• **Objective**: Leaving the pictures aside, transcribe every line below exactly.

• **Recorded data**:
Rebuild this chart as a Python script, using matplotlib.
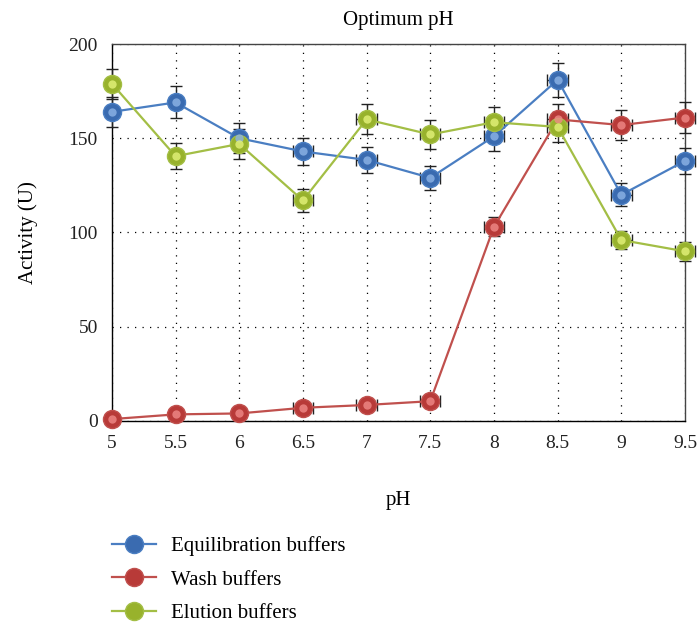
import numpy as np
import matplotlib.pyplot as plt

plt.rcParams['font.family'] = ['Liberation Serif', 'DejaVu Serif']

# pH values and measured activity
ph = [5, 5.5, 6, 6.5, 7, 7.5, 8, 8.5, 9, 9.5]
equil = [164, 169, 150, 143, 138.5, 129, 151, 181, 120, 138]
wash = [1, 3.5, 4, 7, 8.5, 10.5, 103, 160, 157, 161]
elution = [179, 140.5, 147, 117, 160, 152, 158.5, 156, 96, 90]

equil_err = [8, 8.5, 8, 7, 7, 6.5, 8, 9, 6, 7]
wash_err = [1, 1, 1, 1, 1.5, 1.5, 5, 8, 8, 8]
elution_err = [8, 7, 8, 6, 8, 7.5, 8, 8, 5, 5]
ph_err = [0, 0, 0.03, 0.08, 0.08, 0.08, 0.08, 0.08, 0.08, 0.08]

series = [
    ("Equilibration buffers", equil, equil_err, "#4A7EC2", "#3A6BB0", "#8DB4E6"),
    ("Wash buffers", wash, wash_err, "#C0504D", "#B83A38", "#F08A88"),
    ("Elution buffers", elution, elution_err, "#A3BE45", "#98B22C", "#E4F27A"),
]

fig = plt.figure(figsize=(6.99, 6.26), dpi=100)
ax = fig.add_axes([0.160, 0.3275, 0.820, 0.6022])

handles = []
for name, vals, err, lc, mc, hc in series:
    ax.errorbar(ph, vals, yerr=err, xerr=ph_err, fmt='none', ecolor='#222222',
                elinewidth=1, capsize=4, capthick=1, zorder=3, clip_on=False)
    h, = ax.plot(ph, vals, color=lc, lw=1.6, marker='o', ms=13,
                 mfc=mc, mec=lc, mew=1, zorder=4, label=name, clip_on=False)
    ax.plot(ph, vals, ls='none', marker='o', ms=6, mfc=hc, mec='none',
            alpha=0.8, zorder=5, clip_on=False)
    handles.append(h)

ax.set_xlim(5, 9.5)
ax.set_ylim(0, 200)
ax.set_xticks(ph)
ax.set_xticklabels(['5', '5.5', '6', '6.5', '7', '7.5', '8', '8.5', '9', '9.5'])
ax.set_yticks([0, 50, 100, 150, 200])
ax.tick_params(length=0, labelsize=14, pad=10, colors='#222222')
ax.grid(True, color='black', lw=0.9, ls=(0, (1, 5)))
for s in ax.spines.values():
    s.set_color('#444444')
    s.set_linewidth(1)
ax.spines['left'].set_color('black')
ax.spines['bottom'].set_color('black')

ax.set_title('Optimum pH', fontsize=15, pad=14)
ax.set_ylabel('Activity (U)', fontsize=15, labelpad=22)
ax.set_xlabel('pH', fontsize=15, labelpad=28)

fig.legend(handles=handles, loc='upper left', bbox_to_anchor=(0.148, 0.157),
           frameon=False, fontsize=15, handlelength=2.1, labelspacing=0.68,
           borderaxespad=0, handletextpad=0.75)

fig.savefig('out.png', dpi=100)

• **Final answer**:
Rebuild this chart as a Python script, using matplotlib.
import numpy as np
import matplotlib.pyplot as plt

plt.rcParams['font.family'] = ['Liberation Serif', 'DejaVu Serif']

# pH values and measured activity
ph = [5, 5.5, 6, 6.5, 7, 7.5, 8, 8.5, 9, 9.5]
equil = [164, 169, 150, 143, 138.5, 129, 151, 181, 120, 138]
wash = [1, 3.5, 4, 7, 8.5, 10.5, 103, 160, 157, 161]
elution = [179, 140.5, 147, 117, 160, 152, 158.5, 156, 96, 90]

equil_err = [8, 8.5, 8, 7, 7, 6.5, 8, 9, 6, 7]
wash_err = [1, 1, 1, 1, 1.5, 1.5, 5, 8, 8, 8]
elution_err = [8, 7, 8, 6, 8, 7.5, 8, 8, 5, 5]
ph_err = [0, 0, 0.03, 0.08, 0.08, 0.08, 0.08, 0.08, 0.08, 0.08]

series = [
    ("Equilibration buffers", equil, equil_err, "#4A7EC2", "#3A6BB0", "#8DB4E6"),
    ("Wash buffers", wash, wash_err, "#C0504D", "#B83A38", "#F08A88"),
    ("Elution buffers", elution, elution_err, "#A3BE45", "#98B22C", "#E4F27A"),
]

fig = plt.figure(figsize=(6.99, 6.26), dpi=100)
ax = fig.add_axes([0.160, 0.3275, 0.820, 0.6022])

handles = []
for name, vals, err, lc, mc, hc in series:
    ax.errorbar(ph, vals, yerr=err, xerr=ph_err, fmt='none', ecolor='#222222',
                elinewidth=1, capsize=4, capthick=1, zorder=3, clip_on=False)
    h, = ax.plot(ph, vals, color=lc, lw=1.6, marker='o', ms=13,
                 mfc=mc, mec=lc, mew=1, zorder=4, label=name, clip_on=False)
    ax.plot(ph, vals, ls='none', marker='o', ms=6, mfc=hc, mec='none',
            alpha=0.8, zorder=5, clip_on=False)
    handles.append(h)

ax.set_xlim(5, 9.5)
ax.set_ylim(0, 200)
ax.set_xticks(ph)
ax.set_xticklabels(['5', '5.5', '6', '6.5', '7', '7.5', '8', '8.5', '9', '9.5'])
ax.set_yticks([0, 50, 100, 150, 200])
ax.tick_params(length=0, labelsize=14, pad=10, colors='#222222')
ax.grid(True, color='black', lw=0.9, ls=(0, (1, 5)))
for s in ax.spines.values():
    s.set_color('#444444')
    s.set_linewidth(1)
ax.spines['left'].set_color('black')
ax.spines['bottom'].set_color('black')

ax.set_title('Optimum pH', fontsize=15, pad=14)
ax.set_ylabel('Activity (U)', fontsize=15, labelpad=22)
ax.set_xlabel('pH', fontsize=15, labelpad=28)

fig.legend(handles=handles, loc='upper left', bbox_to_anchor=(0.148, 0.157),
           frameon=False, fontsize=15, handlelength=2.1, labelspacing=0.68,
           borderaxespad=0, handletextpad=0.75)

fig.savefig('out.png', dpi=100)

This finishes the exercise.